From the Introduction of I GO TO THE RUINED PLACE: Contemporary Poems in Defense of Global Human Rights:
. . . WHEN WE MADE OUR CALL for submissions for an anthology of poems in defense of human rights, the allegations of torture were foremost in our minds. We knew people were outraged, saddened, profoundly moved and ashamed. But we also wanted to reach people who had suffered violations of their own rights from circumstances across the globe, or whose families had, or for whom preventing or healing these violations had become a life’s work. We drafted our call loosely: We are increasingly witness to torture, terrorisms and other violations of human rights at unprecedented degrees. What do our instincts tell us and what is our response to these violations? What is our vision of a future wherein human rights are not only respected but expanded?

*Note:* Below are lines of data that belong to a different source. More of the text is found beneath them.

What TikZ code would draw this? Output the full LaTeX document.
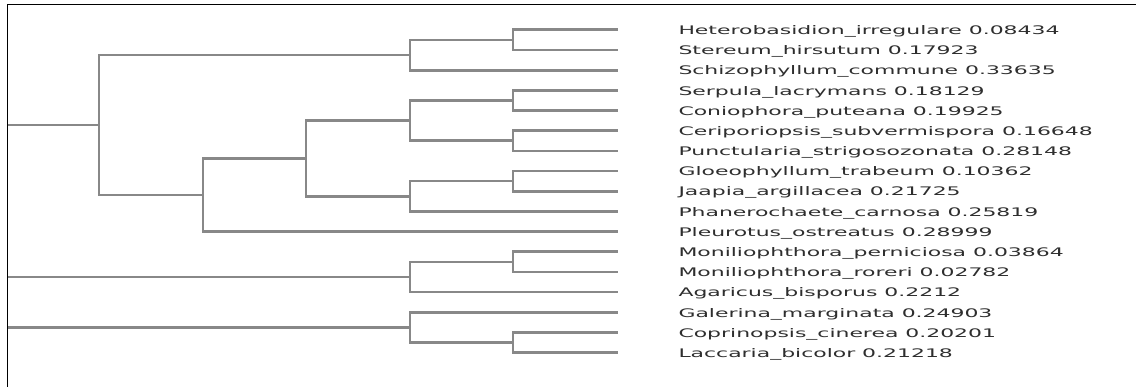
\documentclass[tikz,border=0pt]{standalone}
\usepackage{fontspec}
\setmainfont{DejaVu Sans}
\usepackage{graphicx}
\definecolor{branch}{HTML}{888888}
\definecolor{lbltext}{HTML}{2E2E2E}
\newsavebox\refbox
\newlength\refw
\begin{document}
\sbox\refbox{\fontsize{11.8}{13}\selectfont Heterobasidion\_irregulare 0.08434}%
\setlength\refw{\wd\refbox}%
\pgfmathsetmacro\sx{381/\refw}%
\begin{tikzpicture}[x=1pt,y=-1pt,
  br/.style={draw=branch,line width=2.7pt,line cap=rect},
  lbl/.style={anchor=base west,inner sep=0pt,text=lbltext,font=\fontsize{11.8}{13}\selectfont}]
\useasboundingbox (0,0) rectangle (1136,387);
\fill[white] (0,0) rectangle (1136,387);
% frame
\draw[line width=1.4pt,black] (1136,4.3) -- (7.3,4.3) -- (7.3,387);
% leaves
\foreach \i/\y in {0/29.8,1/49.98,2/70.16,3/90.34,4/110.52,5/130.7,6/150.88,7/171.06,8/191.24,9/211.42,10/231.6,11/251.78,12/271.96,13/292.14,14/312.32,15/332.5,16/352.68}{
  \coordinate (L\i) at (616.5,\y);
}
% internal nodes
\coordinate (n01) at (513,39.89);
\coordinate (n012) at (410,55.03);
\coordinate (n34) at (513,100.43);
\coordinate (n56) at (513,140.79);
\coordinate (n3456) at (410,120.61);
\coordinate (n78) at (513,181.15);
\coordinate (n789) at (410,196.29);
\coordinate (n39) at (306,158.45);
\coordinate (n310) at (203,195.03);
\coordinate (nA) at (99,125.03);
\coordinate (rA) at (8,125.03);
\coordinate (n1112) at (513,261.87);
\coordinate (nB) at (410,277.0);
\coordinate (rB) at (8,277.0);
\coordinate (n1516) at (513,342.59);
\coordinate (nC) at (410,327.46);
\coordinate (rC) at (8,327.46);
% branches
\draw[br] (n01) |- (L0); \draw[br] (n01) |- (L1);
\draw[br] (n012) |- (n01); \draw[br] (n012) |- (L2);
\draw[br] (n34) |- (L3); \draw[br] (n34) |- (L4);
\draw[br] (n56) |- (L5); \draw[br] (n56) |- (L6);
\draw[br] (n3456) |- (n34); \draw[br] (n3456) |- (n56);
\draw[br] (n78) |- (L7); \draw[br] (n78) |- (L8);
\draw[br] (n789) |- (n78); \draw[br] (n789) |- (L9);
\draw[br] (n39) |- (n3456); \draw[br] (n39) |- (n789);
\draw[br] (n310) |- (n39); \draw[br] (n310) |- (L10);
\draw[br] (nA) |- (n012); \draw[br] (nA) |- (n310);
\draw[br,line cap=butt] (rA) -- (nA);
\draw[br] (n1112) |- (L11); \draw[br] (n1112) |- (L12);
\draw[br] (nB) |- (n1112); \draw[br] (nB) |- (L13);
\draw[br,line cap=butt] (rB) -- (nB);
\draw[br] (n1516) |- (L15); \draw[br] (n1516) |- (L16);
\draw[br] (nC) |- (L14); \draw[br] (nC) |- (n1516);
\draw[br,line cap=butt] (rC) -- (nC);
% labels
\foreach \i/\y/\t in {
 0/29.8/Heterobasidion\_irregulare 0.08434,
 1/49.98/Stereum\_hirsutum 0.17923,
 2/70.16/Schizophyllum\_commune 0.33635,
 3/90.34/Serpula\_lacrymans 0.18129,
 4/110.52/Coniophora\_puteana 0.19925,
 5/130.7/Ceriporiopsis\_subvermispora 0.16648,
 6/150.88/Punctularia\_strigosozonata 0.28148,
 7/171.06/Gloeophyllum\_trabeum 0.10362,
 8/191.24/Jaapia\_argillacea 0.21725,
 9/211.42/Phanerochaete\_carnosa 0.25819,
 10/231.6/Pleurotus\_ostreatus 0.28999,
 11/251.78/Moniliophthora\_perniciosa 0.03864,
 12/271.96/Moniliophthora\_roreri 0.02782,
 13/292.14/Agaricus\_bisporus 0.2212,
 14/312.32/Galerina\_marginata 0.24903,
 15/332.5/Coprinopsis\_cinerea 0.20201,
 16/352.68/Laccaria\_bicolor 0.21218}{
  \node[lbl] (t\i) at (678.3,\y+4.7) {\scalebox{\sx}[1]{\t}};
}
\end{tikzpicture}
\end{document}
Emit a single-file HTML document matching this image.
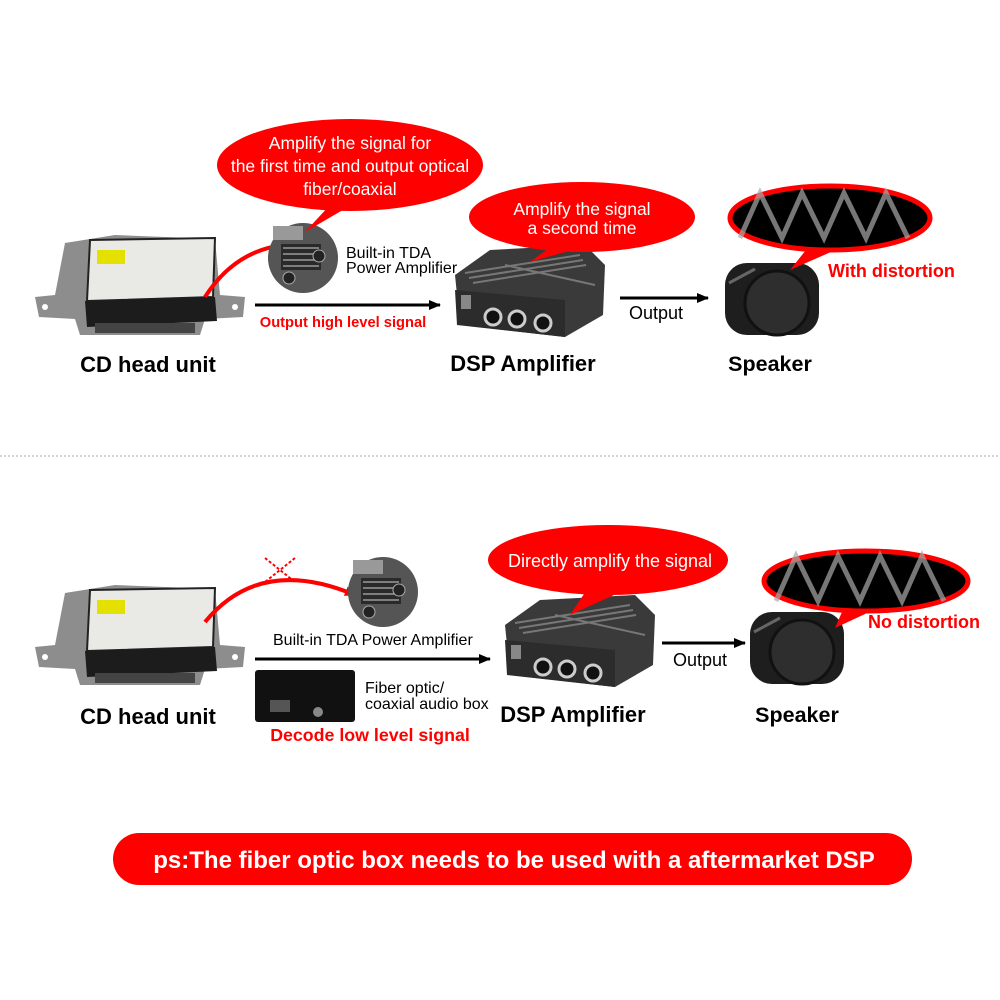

What we received were both first hand accounts of violation—see prisoner Adrian English’s “Raped Man’s Stream of Consciousness,” or Farnoosh Moshiri’s poem recounting the terror of giving birth in Iran, or Li-Young Lee’s “Self-Help for Fellow Refugees”—and responses from people who feel struck personally by the blows enacted on others: To speak for, to speak as, and to speak against. We were surprised at the range of issues spoken to by the poets. While torture remained a critical topic, as well as issues at stake in the Iraq War, there were also poems that addressed immigrant rights, prisoners’ rights, the Holocaust, the wars in Cambodia , Vietnam , Serbia , South America, Palestine and Israel . We received poems that spoke of suicide bombing, violence against women, the aftermath of 9/11, and outlawing marriage for gay Americans.
We were also moved at the range of experience among the responders: homeless advocates, civil rights workers, clinical social workers, medics, the mentally ill, veterans, humanitarian aid workers, teachers, conscientious objectors, and, of course, many writers who work and fight daily for social justice in their communities. We are particularly proud of the number of Native American poets included in this anthology, something unusual in anthologies of this sort. It seemed to us impossible to collect a group of poems on human rights issues if we didn’t acknowledge the far reaching and often appalling violations that have taken place in our own country, upon the first citizens of this land who belong to five-hundred-sixty-two federally recognized tribes who function as sovereign nations. It is the acknowledgement of this history, among others, that will allow us to move forward as a country with a clearer conscience, extending our hand to other nations and other peoples who continue to endure neglect and abuse.